MIAMI-To battle the long arm of dealer financing, at least one CU is meeting members at the dealership to make sure the F&I team doesn't steal the loan.

It's not often it has to do so, but Smart Financial CU will do just that, stressing that it takes a great deal of hand-holding and member education to go up against manufacturer incentives and dealer tactics.

Meanwhile, in addition to SFCU, several other credit unions at the CUNA Lending Council Conference shared with Credit Union Journal auto lending strategies that are working for them.

Smart Financial's Chief Lending Officer, Larry Seidl, explained during the 2012 CUNA Lending Council Conference that if it takes showing up at the dealership, the credit union is glad to do it to make sure the preapproved member actually closes with the credit union. It's part of SFCU's website strategy that Seidl says differs from most other credit union auto-buying services.

"Many of the car-buying services send the member to the dealer without knowing exactly what is happening," explained Seidl. "A while ago I did a review of our preapproved deals, and 85% of those loans were being stolen by the dealer."

Smart Financial's car-buying program finds the car the member is looking for, gets dealer bids for the member, and then arranges the purchase and sends the member on with check in hand made out to the dealership. The credit union also works with the dealer to streamline the closing of the loan with the credit union, and will even send a representative along if necessary.

"When the member gets to the dealership they are generally driving off the lot with their new car in 15 to 30 minutes," said Seidl.

Seidl contends that focusing more attention on the member throughout the car shopping and purchasing process, making it faster and easier, often is more appealing than a lowball rate. "We think what we are doing is a step above other lenders and has really differentiated the credit union. This year we've seen $12 to $15 million in auto loan growth that is not indirect."


Loans Up 40%

UW Credit Union, Madison, Wis., has increased auto lending by 40% year over year, coming off a 2011 when auto loans grew by 30% annually. Chief Credit Officer Mike Long attributes the results to an auto loan recapture program that relies on his team being able to quickly pinpoint members who have taken a car loan elsewhere and then talk succinctly about the real dollar benefits of bringing the loan over to UW.

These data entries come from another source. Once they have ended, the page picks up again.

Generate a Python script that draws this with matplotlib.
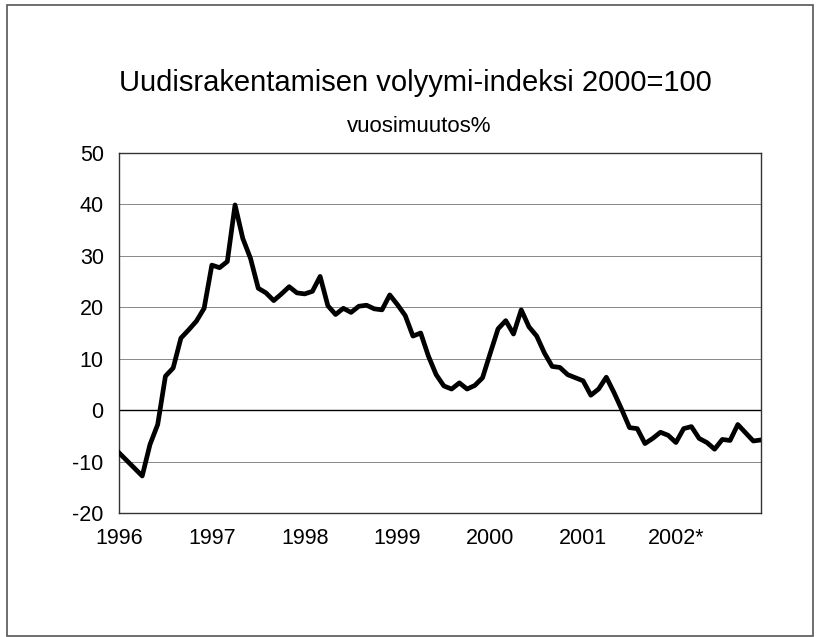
import matplotlib
matplotlib.use('Agg')
import matplotlib.pyplot as plt
from matplotlib.patches import Rectangle

# monthly year-on-year change, Jan 1996 - Dec 2002
values = [-8.3, -9.8, -11.3, -12.8, -6.7, -2.8, 6.6, 8.2, 14.0, 15.6, 17.3, 19.8,
          28.2, 27.7, 28.9, 39.9, 33.4, 29.5, 23.7, 22.8, 21.3, 22.6, 24.0, 22.8,
          22.6, 23.1, 26.0, 20.3, 18.6, 19.8, 19.0, 20.2, 20.4, 19.7, 19.5, 22.4,
          20.5, 18.4, 14.4, 15.0, 10.5, 6.9, 4.7, 4.1, 5.3, 4.1, 4.8, 6.3,
          11.1, 15.8, 17.4, 14.8, 19.5, 16.2, 14.4, 11.1, 8.5, 8.3, 6.9, 6.3,
          5.7, 2.9, 4.1, 6.4, 3.4, 0.1, -3.4, -3.6, -6.5, -5.5, -4.3, -4.9,
          -6.3, -3.6, -3.2, -5.5, -6.3, -7.6, -5.7, -5.9, -2.8, -4.4, -6.0, -5.8]
year_labels = ['1996', '1997', '1998', '1999', '2000', '2001', '2002*']
title = 'Uudisrakentamisen volyymi-indeksi 2000=100'
subtitle = 'vuosimuutos%'

plt.rcParams['font.family'] = ['Liberation Sans', 'DejaVu Sans']
plt.rcParams['axes.unicode_minus'] = False

fig = plt.figure(figsize=(8.22, 6.37), dpi=100)
fig.patches.append(Rectangle((7/822, 1/637), 806/822, 631/637, transform=fig.transFigure,
                             fill=False, edgecolor='#555555', linewidth=1.2))

ax = fig.add_axes([0.1448, 0.1947, 0.781, 0.5651])
months = list(range(len(values)))
ax.plot(months, values, color='black', linewidth=3.4, zorder=3)

ax.set_xlim(0, len(values) - 1)
ax.set_ylim(-20, 50)
ax.set_yticks(range(-20, 51, 10))
ax.set_xticks(range(0, len(values), 12))
ax.set_xticklabels(year_labels)
ax.tick_params(length=0, labelsize=15.5)
ax.tick_params(axis='x', pad=11)
ax.tick_params(axis='y', pad=11)
for y in range(-10, 50, 10):
    ax.axhline(y, color='black' if y == 0 else '#888888',
               linewidth=1.0 if y == 0 else 0.7, zorder=1)
for s in ax.spines.values():
    s.set_linewidth(1.0)
    s.set_color('#333333')

fig.text(0.505, 1 - 91/637, title, ha='center', va='baseline', fontsize=21)
fig.text(0.510, 1 - 132/637, subtitle, ha='center', va='baseline', fontsize=16)

fig.savefig('out.png', dpi=100)
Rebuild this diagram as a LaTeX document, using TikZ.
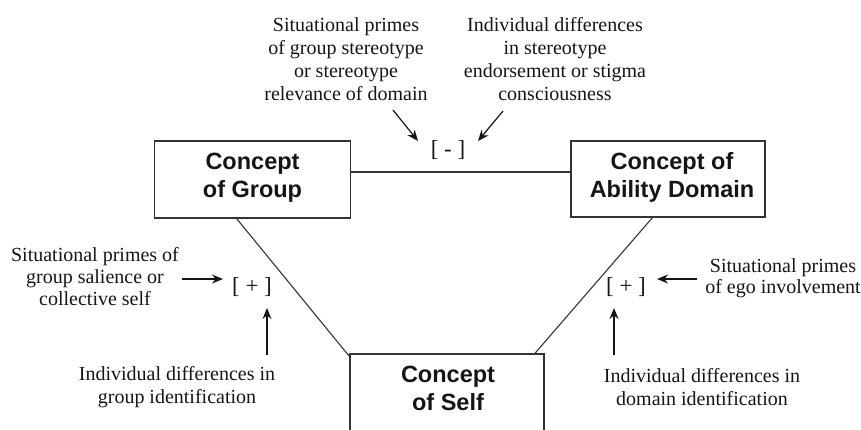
\documentclass[tikz,border=0pt]{standalone}
\usepackage{fontspec}
\setmainfont{Liberation Serif}
\newfontfamily\boxfont{Liberation Sans}
\usetikzlibrary{arrows.meta,calc}
\definecolor{inkc}{HTML}{151515}
\definecolor{linec}{HTML}{333333}
\tikzset{
  conceptbox/.style={draw=linec, line width=1.4pt, minimum width=196pt, minimum height=77pt, inner sep=0pt},
  boxtext/.style={font=\boxfont\bfseries\fontsize{23.5}{28}\selectfont, text=inkc, align=center, inner sep=0pt},
  note/.style={font=\fontsize{20}{23}\selectfont, text=inkc, align=center, inner sep=0pt},
  notetight/.style={font=\fontsize{20}{20.5}\selectfont, text=inkc, align=center, inner sep=0pt},
  sign/.style={font=\fontsize{23}{25}\selectfont, text=inkc, inner sep=2pt},
  link/.style={draw=linec, line width=1.1pt},
  arr/.style={draw=inkc, line width=1.2pt, -{Stealth[length=11pt,width=9pt]}}
}
\begin{document}
\begin{tikzpicture}[x=1pt,y=-1pt]
\useasboundingbox (0,0) rectangle (861,429);
% boxes
\node[conceptbox] (group) at (252.5,179.5) {};
\node[boxtext] (grouptext) at (252.5,178) {Concept\\of Group};
\node[conceptbox, minimum width=194pt, minimum height=76pt] (ability) at (668,179) {};
\node[boxtext] (abilitytext) at (672,177) {Concept of\\Ability Domain};
\node[conceptbox, minimum width=194pt, minimum height=100pt] (self) at (447,404) {};
\node[boxtext] (selftext) at (448,388) {Concept\\of Self};
% links
\draw[link] ([yshift=7.5pt]group.east) -- ([yshift=7.5pt]group.east -| ability.west);
\draw[link] ($(group.south west)!0.42!(group.south east)$) -- ([yshift=-3pt]self.north west);
\draw[link] ($(ability.south west)!0.42!(ability.south east)$) -- ($(self.north west)!0.95!(self.north east)$);
% signs
\node[sign] (minus) at (448,150) {[ - ]};
\node[sign] (plusl) at (252,287) {[ + ]};
\node[sign] (plusr) at (626,287) {[ + ]};
% notes
\node[note] (ntl) at (346,59) {Situational primes\\of group stereotype\\or stereotype\\relevance of domain};
\node[note] (ntr) at (555,59) {Individual differences\\in stereotype\\endorsement or stigma\\consciousness};
\node[note, font=\fontsize{20}{22}\selectfont] (nl) at (95,277) {Situational primes of\\group salience or\\collective self};
\node[notetight] (nr) at (783,278) {Situational primes\\of ego involvement};
\node[note] (nbl) at (177,387) {Individual differences in\\group identification};
\node[note] (nbr) at (702,387) {Individual differences in\\domain identification};
% arrows
\coordinate (a1) at (393,110);
\coordinate (a2) at (503,111);
\draw[arr] (a1) -- ($(minus.center)+(-30,-9)$);
\draw[arr] (a2) -- ($(minus.center)+(30,-9)$);
\coordinate (b1) at (182,279);
\coordinate (b2) at (267,355);
\draw[arr] (b1) -- (b1 -| {$(plusl.center)+(-29,0)$});
\draw[arr] (b2) -- ($(plusl.center)+(15,21)$);
\coordinate (c1) at (697,279);
\coordinate (c2) at (614,355);
\draw[arr] (c1) -- (c1 -| {$(plusr.center)+(31,0)$});
\draw[arr] (c2) -- ($(plusr.center)+(-12,21)$);
\end{tikzpicture}
\end{document}
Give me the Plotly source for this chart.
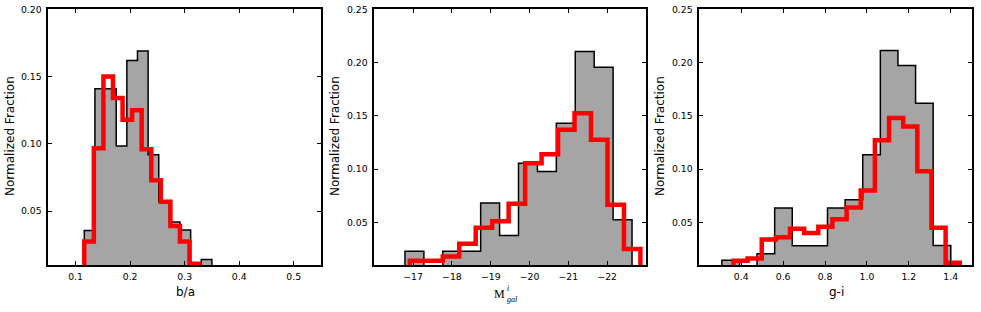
import plotly.graph_objects as go

# ---------------- data ----------------
# Panel 1: b/a
ba_gray_edges = [0.116, 0.1355, 0.155, 0.1745, 0.194, 0.2135, 0.233, 0.2525, 0.272, 0.2915, 0.311, 0.3305, 0.350]
ba_gray_vals = [0.0356, 0.141, 0.141, 0.0985, 0.162, 0.169, 0.092, 0.057, 0.042, 0.036, 0.0, 0.014]
ba_red_edges = [0.116, 0.1335, 0.1511, 0.1686, 0.1862, 0.2037, 0.2212, 0.2388, 0.2563, 0.2739, 0.2914, 0.3089, 0.3265]
ba_red_vals = [0.0275, 0.0968, 0.150, 0.134, 0.118, 0.125, 0.096, 0.073, 0.057, 0.039, 0.0275, 0.011]

# Panel 2: M^i_gal
mag_gray_edges = [-16.79, -17.2775, -17.765, -18.2525, -18.74, -19.2275, -19.715, -20.2025, -20.69, -21.1775, -21.665, -22.1525, -22.64]
mag_gray_vals = [0.0228, 0.0, 0.0228, 0.0228, 0.0681, 0.0378, 0.1056, 0.0978, 0.143, 0.2103, 0.1956, 0.0525]
mag_red_edges = [-16.915, -17.339, -17.764, -18.188, -18.613, -19.037, -19.461, -19.886, -20.310, -20.735, -21.159, -21.583, -22.008, -22.432, -22.856]
mag_red_vals = [0.014, 0.014, 0.018, 0.030, 0.045, 0.051, 0.0675, 0.1056, 0.114, 0.137, 0.1525, 0.1275, 0.0666, 0.025]

# Panel 3: g-i
gi_gray_edges = [0.3075, 0.3916, 0.4756, 0.5597, 0.6437, 0.7278, 0.8118, 0.8959, 0.9799, 1.064, 1.148, 1.2321, 1.3161, 1.4002]
gi_gray_vals = [0.0144, 0.0, 0.0206, 0.0634, 0.0281, 0.0281, 0.0634, 0.0712, 0.1134, 0.2113, 0.1972, 0.1619, 0.0284]
gi_red_edges = [0.363, 0.4305, 0.498, 0.5655, 0.633, 0.7005, 0.768, 0.8355, 0.903, 0.9705, 1.038, 1.1055, 1.173, 1.2405, 1.308, 1.3755, 1.443]
gi_red_vals = [0.014, 0.016, 0.034, 0.036, 0.044, 0.040, 0.046, 0.053, 0.064, 0.080, 0.127, 0.148, 0.140, 0.098, 0.045, 0.012]

ba_ticks = [0.1, 0.2, 0.3, 0.4, 0.5]
mag_ticks = [-17, -18, -19, -20, -21, -22]
mag_ticktext = ["\u221217", "\u221218", "\u221219", "\u221220", "\u221221", "\u221222"]
gi_ticks = [0.4, 0.6, 0.8, 1.0, 1.2, 1.4]
y1_ticks = [0.05, 0.10, 0.15, 0.20]
y23_ticks = [0.05, 0.10, 0.15, 0.20, 0.25]

# ---------------- helpers ----------------
W, H = 981, 312


def step_xy(edges, vals):
    xs = [edges[0]]
    ys = [0.0]
    for i, v in enumerate(vals):
        xs += [edges[i], edges[i + 1]]
        ys += [v, v]
    xs.append(edges[-1])
    ys.append(0.0)
    return xs, ys


GRAY = "#a5a5a5"
RED = "#ff0000"
FONT = "DejaVu Sans"

fig = go.Figure()

panels = [
    ("x", "y", ba_gray_edges, ba_gray_vals, ba_red_edges, ba_red_vals),
    ("x2", "y2", mag_gray_edges, mag_gray_vals, mag_red_edges, mag_red_vals),
    ("x3", "y3", gi_gray_edges, gi_gray_vals, gi_red_edges, gi_red_vals),
]
for xa, ya, ge, gv, re_, rv in panels:
    gx, gy = step_xy(ge, gv)
    fig.add_trace(go.Scatter(x=gx, y=gy, xaxis=xa, yaxis=ya, mode="lines",
                             fill="toself", fillcolor=GRAY,
                             line=dict(color="black", width=1.5),
                             hoverinfo="skip", showlegend=False))
    rx, ry = step_xy(re_, rv)
    fig.add_trace(go.Scatter(x=rx, y=ry, xaxis=xa, yaxis=ya, mode="lines",
                             line=dict(color=RED, width=4.5),
                             hoverinfo="skip", showlegend=False))


def xd(a, b):
    return [a / W, b / W]


ydom = [1 - 265 / H, 1 - 9.3 / H]

common_axis = dict(showline=True, linecolor="black", linewidth=1.6, mirror="allticks",
                   ticks="inside", ticklen=4, tickwidth=1, tickcolor="black",
                   showgrid=False, zeroline=False,
                   tickfont=dict(family=FONT, size=9.3, color="black"))

fig.update_layout(
    width=W, height=H,
    margin=dict(l=0, r=0, t=0, b=0),
    paper_bgcolor="white", plot_bgcolor="white",
    template="none",
    xaxis=dict(domain=xd(48.3, 321), range=[0.05, 0.55], anchor="y",
               tickvals=ba_ticks, tickformat=".1f", ticklabelstandoff=2, **common_axis),
    yaxis=dict(domain=ydom, range=[0.01, 0.20], anchor="x",
               tickvals=y1_ticks, tickformat=".2f", ticklabelstandoff=3, **common_axis),
    xaxis2=dict(domain=xd(374.3, 646), range=[-16, -23], anchor="y2",
                tickvals=mag_ticks, ticktext=mag_ticktext, ticklabelstandoff=2, **common_axis),
    yaxis2=dict(domain=ydom, range=[0.01, 0.25], anchor="x2",
                tickvals=y23_ticks, tickformat=".2f", ticklabelstandoff=3, **common_axis),
    xaxis3=dict(domain=xd(699.3, 971.7), range=[0.2, 1.5], anchor="y3",
                tickvals=gi_ticks, tickformat=".1f", ticklabelstandoff=2, **common_axis),
    yaxis3=dict(domain=ydom, range=[0.01, 0.25], anchor="x3",
                tickvals=y23_ticks, tickformat=".2f", ticklabelstandoff=3, **common_axis),
)


def px_x(p):
    return p / W


def px_y(p):
    return 1 - p / H


ann = []
title_font = dict(family=FONT, size=12, color="black")
for xc in (10, 335, 660):
    ann.append(dict(text="Normalized Fraction", x=px_x(xc), y=px_y(136), xref="paper", yref="paper",
                    textangle=-90, showarrow=False, xanchor="center", yanchor="middle", font=title_font))
ann.append(dict(text="b/a", x=px_x(185.5), y=px_y(292), xref="paper", yref="paper",
                showarrow=False, xanchor="center", yanchor="middle", font=title_font))
ann.append(dict(text="g-i", x=px_x(836), y=px_y(292), xref="paper", yref="paper",
                showarrow=False, xanchor="center", yanchor="middle", font=title_font))
serif = "Liberation Serif"
ann.append(dict(text="M", x=px_x(506), y=px_y(293.5), xref="paper", yref="paper",
                showarrow=False, xanchor="right", yanchor="middle", borderpad=0,
                font=dict(family=serif, size=12, color="black")))
ann.append(dict(text="<i>i</i>", x=px_x(506), y=px_y(288.5), xref="paper", yref="paper",
                showarrow=False, xanchor="left", yanchor="middle", borderpad=0,
                font=dict(family=serif, size=8, color="black")))
ann.append(dict(text="<i>gal</i>", x=px_x(506), y=px_y(299.5), xref="paper", yref="paper",
                showarrow=False, xanchor="left", yanchor="middle", borderpad=0,
                font=dict(family=serif, size=8, color="black")))
fig.update_layout(annotations=ann)

fig.write_html("out.html", config={"displayModeBar": False},
               post_script="document.body.style.margin='0px';")
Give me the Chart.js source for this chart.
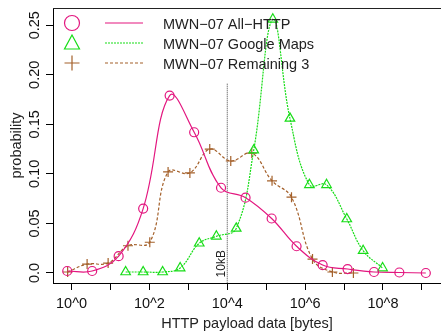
<!DOCTYPE html>
<html>
<head>
<meta charset="utf-8">
<script src="https://cdn.jsdelivr.net/npm/chart.js@4.4.1/dist/chart.umd.min.js"></script>
<style>
html, body { margin: 0; padding: 0; background: #fff; overflow: hidden; }
canvas { display: block; }
</style>
</head>
<body>
<canvas id="chart" width="441" height="334"></canvas>
<script>
// series names (legend)
var seriesNames = ["MWN\u221207 All\u2212HTTP", "MWN\u221207 Google Maps", "MWN\u221207 Remaining 3"];

// x values are log10(bytes)
var allHttpX = [-0.11, 0.53, 1.21, 1.84, 2.52, 3.15, 3.84, 4.47, 5.14, 5.78, 6.45, 7.09, 7.77, 8.42, 9.10];
var allHttpY = [0.002, 0.002, 0.017, 0.065, 0.179, 0.142, 0.086, 0.076, 0.055, 0.027, 0.008, 0.004, 0.001, 0.0005, 0.0];

var mapsX = [1.39, 1.84, 2.34, 2.79, 3.28, 3.72, 4.23, 4.68, 5.17, 5.61, 6.11, 6.55, 7.07, 7.49, 7.99];
var mapsY = [0.001, 0.001, 0.001, 0.005, 0.030, 0.037, 0.045, 0.124, 0.256, 0.156, 0.089, 0.089, 0.0545, 0.0225, 0.005];

var restX = [-0.10, 0.40, 0.94, 1.45, 2.01, 2.48, 3.04, 3.55, 4.09, 4.63, 5.15, 5.65, 6.19, 6.70, 7.24];
var restY = [0.001, 0.009, 0.010, 0.0275, 0.031, 0.102, 0.101, 0.125, 0.113, 0.121, 0.093, 0.0765, 0.014, 0.001, 0.0];

var xTickValues = [0, 1, 2, 3, 4, 5, 6, 7, 8, 9];
var xTickLabels = ["10^0", "", "10^2", "", "10^4", "", "10^6", "", "10^8", ""];
var yTickValues = [0, 0.05, 0.10, 0.15, 0.20, 0.25];
var yTickLabels = ["0.0", "0.05", "0.10", "0.15", "0.20", "0.25"];

// 10kB marker
var cutoffX = [4, 4];
var cutoffY = [0.191, -0.02];
var cutoffLabel = "10kB";

var pink = "#E3167F";
var green = "#17DD17";
var brown = "#A4602A";
var sans = "'Liberation Sans', Arial, Helvetica, sans-serif";

var toPoints = function (xs, ys) {
    return xs.map(function (x, i) { return {x: x, y: ys[i]}; });
};

var styles = [
    {color: pink, dash: [], point: "circle", r: 4.5},
    {color: green, dash: [2, 1], point: "triangle", r: 5.5},
    {color: brown, dash: [3, 2], point: "cross", r: 5}
];

var makeSet = function (idx, xs, ys) {
    var s = styles[idx];
    return {
        label: seriesNames[idx],
        data: toPoints(xs, ys),
        borderColor: s.color,
        borderWidth: 1.2,
        borderDash: s.dash,
        tension: 0.4,
        pointStyle: s.point,
        pointRadius: s.r,
        pointBorderColor: s.color,
        pointBackgroundColor: "rgba(0,0,0,0)",
        pointBorderWidth: 1.2,
        fill: false
    };
};

//Legend + top border + 10kB text
var extras = {
    id: "extras",
    afterDatasetsDraw: function (chart) {
        var ctx = chart.ctx;
        var area = chart.chartArea;
        var xs = chart.scales.x, ys = chart.scales.y;
        ctx.save();
        // top border line
        ctx.strokeStyle = "#222";
        ctx.lineWidth = 1;
        ctx.beginPath();
        ctx.moveTo(area.left, area.top + 0.5);
        ctx.lineTo(area.right, area.top + 0.5);
        ctx.stroke();

        // 10kB label
        ctx.fillStyle = "#222";
        ctx.font = "12px " + sans;
        ctx.textAlign = "left";
        ctx.textBaseline = "middle";
        ctx.translate(xs.getPixelForValue(cutoffX[0]) - 6, ys.getPixelForValue(-0.0045));
        ctx.rotate(-Math.PI / 2);
        ctx.fillText(cutoffLabel, 0, 0);
        ctx.restore();

        // legend
        ctx.save();
        var symX = area.left + 19, lineL = area.left + 52, lineR = area.left + 90, textX = area.left + 110;
        for (var i = 0; i < 3; i++) {
            var s = styles[i];
            var y = area.top + 15 + i * 20;
            ctx.strokeStyle = s.color;
            ctx.lineWidth = 1.2;
            ctx.setLineDash([]);
            ctx.beginPath();
            if (s.point === "circle") {
                ctx.arc(symX, y, 7.5, 0, Math.PI * 2);
            } else if (s.point === "triangle") {
                ctx.moveTo(symX, y - 8);
                ctx.lineTo(symX + 7.5, y + 6);
                ctx.lineTo(symX - 7.5, y + 6);
                ctx.closePath();
            } else {
                ctx.moveTo(symX - 7.5, y);
                ctx.lineTo(symX + 7.5, y);
                ctx.moveTo(symX, y - 7.5);
                ctx.lineTo(symX, y + 7.5);
            }
            ctx.stroke();
            ctx.setLineDash(s.dash);
            ctx.beginPath();
            ctx.moveTo(lineL, y);
            ctx.lineTo(lineR, y);
            ctx.stroke();
            ctx.setLineDash([]);
            ctx.fillStyle = "#222";
            ctx.font = "14.5px " + sans;
            ctx.textAlign = "left";
            ctx.textBaseline = "middle";
            ctx.fillText(seriesNames[i], textX, y + 1.5);
        }
        ctx.restore();
    }
};

var chart = new Chart("chart", {
    type: "line",
    data: {
        datasets: [
            makeSet(0, allHttpX, allHttpY),
            makeSet(1, mapsX, mapsY),
            makeSet(2, restX, restY),
            {
                label: cutoffLabel,
                data: toPoints(cutoffX, cutoffY),
                borderColor: "#444",
                borderWidth: 1,
                borderDash: [1, 1],
                pointRadius: 0,
                tension: 0
            }
        ]
    },
    options: {
        responsive: false,
        animation: false,
        layout: {autoPadding: false, padding: {top: 8, right: 0, bottom: 0, left: 0}},
        plugins: {legend: {display: false}, tooltip: {enabled: false}},
        scales: {
            x: {
                type: "linear",
                min: -0.476,
                max: 9.49,
                afterBuildTicks: function (s) { s.ticks = xTickValues.map(function (v) { return {value: v}; }); },
                afterFit: function (s) { s.height = 51; },
                grid: {drawOnChartArea: false, tickLength: 7, color: "#000", tickColor: "#000"},
                border: {color: "#000", width: 1},
                ticks: {
                    autoSkip: false, maxRotation: 0, padding: 5, color: "#111",
                    font: {family: sans, size: 14.5},
                    callback: function (v, i) { return xTickLabels[i]; }
                },
                title: {display: true, text: "HTTP payload data [bytes]", color: "#222",
                        font: {family: sans, size: 14.5}, padding: {top: 0, bottom: 1}}
            },
            y: {
                min: -0.0101,
                max: 0.2674,
                afterBuildTicks: function (s) { s.ticks = yTickValues.map(function (v) { return {value: v}; }); },
                afterFit: function (s) { s.width = 53; },
                grid: {drawOnChartArea: false, tickLength: 7, color: "#000", tickColor: "#000"},
                border: {color: "#000", width: 1},
                ticks: {
                    autoSkip: false, minRotation: 90, maxRotation: 90, padding: -3, crossAlign: "center",
                    color: "#111", font: {family: sans, size: 14.5},
                    callback: function (v, i) { return yTickLabels[i]; }
                },
                title: {display: true, text: "probability", color: "#222",
                        font: {family: sans, size: 14.5}, padding: {top: 8, bottom: 0}}
            }
        }
    },
    plugins: [extras]
});
</script>
</body>
</html>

"Every two to three months we get a list from Transunion of members who took a car loan outside the credit union," explained Long, a member of the CUNA Lending Council. Thanks to a software program UW has provided its outbound sales team, the group quickly dissects the competitive loan and comes up with payment comparisons and overall cost savings by switching to the credit union.

"When our team contacts the member they immediately discuss how much the member can save. Essentially, they say, 'We know you just got a new car loan, we can save you X amount of money.' Who wouldn't listen to that?"


Number One Lender In Market

The $2.3-billion Members 1st FCU, Mechanicsburg, Penn., is the No. 1 auto lender in central Pennsylvania, mainly because it has a great relationship with dealers, according to Fred Ryerse, SVP of lending.

"We are competitive on price, but it's really more than that. It's speed in approval-answers in 15 minutes or less-and closing, as well as being consistent in lending standards. Dealers know what I will approve and what I will not, and it does not change. They prefer consistency."


Reduced Rates Pay Off

Dropping auto rates to 1.99% has meant big business for the $1.25-billion Local Government FCU, Raleigh, N.C. Bentley Hatcher, SVP of lending, said the move-good through the end of the year-has driven tremendous auto loan volume.

"We have more than doubled our auto loan portfolio size since cutting our rates earlier this year," Hatcher said. "Credit quality has remained strong. A lot of our members were getting preapproved, going to the dealers and then taking their financing. We were losing a lot of our high-quality borrowers, so we decided to do something about it."

The growth even surprised the credit union, especially the new activity. "The monthly volume has been consistent-$1.5 to $2 million," said Hatcher.


Pricing Matrix Pays Off

In Colorado Springs, Colo., the $3.7-billion Ent FCU relies on a pricing matrix to keep the CU competitive in auto lending, and also margins where they need to be.

"I am not getting involved in the race to zero," said SVP Bill Vogeney, who shared that auto loan growth is strong at Ent, including a 70%-30% mix of new-over-used activity this year. "When I see a credit union doing auto loans for 36 months for .99%, and 60 months at 1.25% to 1.50%, I crunch the numbers and say there is no way to make enough through more volume."

Vogeney, also CUNA Lending Council vice chair, contends that credit unions have to always crunch the data before reacting to market pressure to drop rates. Vogeney's pricing model inputs the rate, market assumptions and market share, projected volume, and loan costs, including paying dealer incentives. Among many things, the model tells Vogeney how much volume Ent will need to make up for a certain drop in rate on a particular book of auto loan business.

It also tells him when it may be time to cut rates. "Right now margins are so thin. My margin pricing model tells me, for example, my market share has to drop maybe four to five percentage points before I lower my rates by 25 basis points. You don't just react to market pressure, you have to run the numbers."